Thursday, May 22, 2014

When Your Character Isn't Quite Human Anymore

Nothing challenges me more than my current work in progress.  Why?  Because my main character is non-corporeal.  She's a spirit, not a ghost, mind you, but what I call a "steam child".  Those of you who've read my latest novel "Tracks" will understand that these are free spirits accompanying the great locomotives traversing my world of Hobohemia.  Meet "Red", who stars in my upcoming addition to Hobohemia - "Storm Child".  You can gather from the title that things are not going to be all that free and easy with her.  You'd be right.

So here I am with a main character who cannot be seen unless she envelops herself in steam or some other similar medium (she uses snow at one point).  She is impervious to most physical dangers, including the biting cold of a Nebraska winter.  She isn't going to be interested in most of our carnal pleasures, so there's no sexy romance possibility here.  She isn't interested in physical gain, money, or power.  In short, a lot of the drama possibilities we writers rely on won't be part of my tool set with her.  What to do?

The first law in any fantasy for me is best described by another character from the hit television fantasy "Once Upon A Time".  He is fond of saying that "All magic has a price, deary."  How true.  This is the first step in bringing my steam children down to earth.  To make them believable.  Having first been human, the ladies still remember what they no longer have.  The ability to touch, to enjoy eating, and more importantly for Red, they carry the luggage of their childhood with them.  For Red, a deeply conflicted orphan before the rails sang to her, there is a gnawing sense of insecurity and betrayal that continues to fester in her heart.

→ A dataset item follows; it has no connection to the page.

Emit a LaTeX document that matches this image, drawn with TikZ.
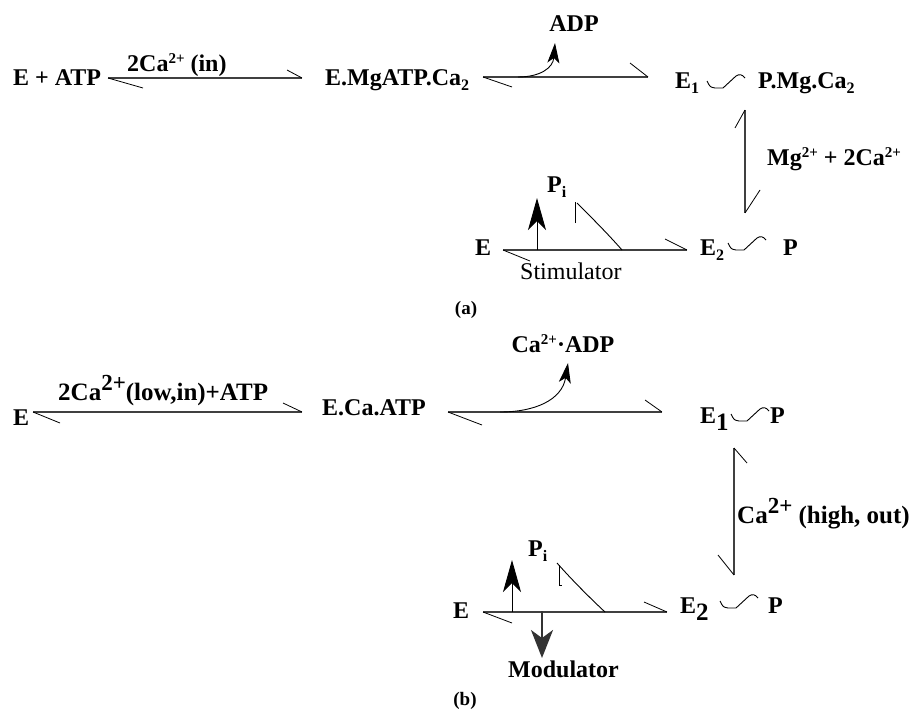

It is the relationships and unresolved emotions that will make Red likable by a reader and have them forget that she is more spirit than person, because I will make her very human inside.  She does have limitations, can get exhausted, captured, and even fade away in despair.  Or become something worse when the inner torments become the lightning in her eyes and the thunder in her temper.  Love, and the need to be loved, countered against misplaced feelings of being cast aside by the one she had trusted most - her mother.  Once again I explore family values in this novel, as I had in "Tracks", but this time things are much darker.  I do this in such a way as to paint a very real and sympathetic character in my little steam child.  Double the challenge when she must be the villain most fear.

In the end, I provide a story about a person, regardless of who or what they are, or if this is a fantasy or straight fiction.  The story remains the same.  This is the secret of working with those who are other than human.  You make them even more human.

For those of you intrigued by a world of hobos, rail barons, and steam children, I encourage you to read "Tracks" and follow a young man in search of his sister.  If you've already enjoyed the novel, please leave a short review on Amazon or Goodreads.  Honest reviews are a writer's currency.



Julie Eberhart Painter said...

Your character's deficits are a real challenge for any writer. I have no doubt you can do the humanizing with the POVs of others. A very clever idea.

Liz Fountain said...

My theory is that these non-human characters give us an even deeper window into what it means to be human. In them, we can exaggerate human traits, keep a sense of humor, and/or push things well past the limits of "realism" yet keep it all completely true.

This sounds like it will be a ripping good story.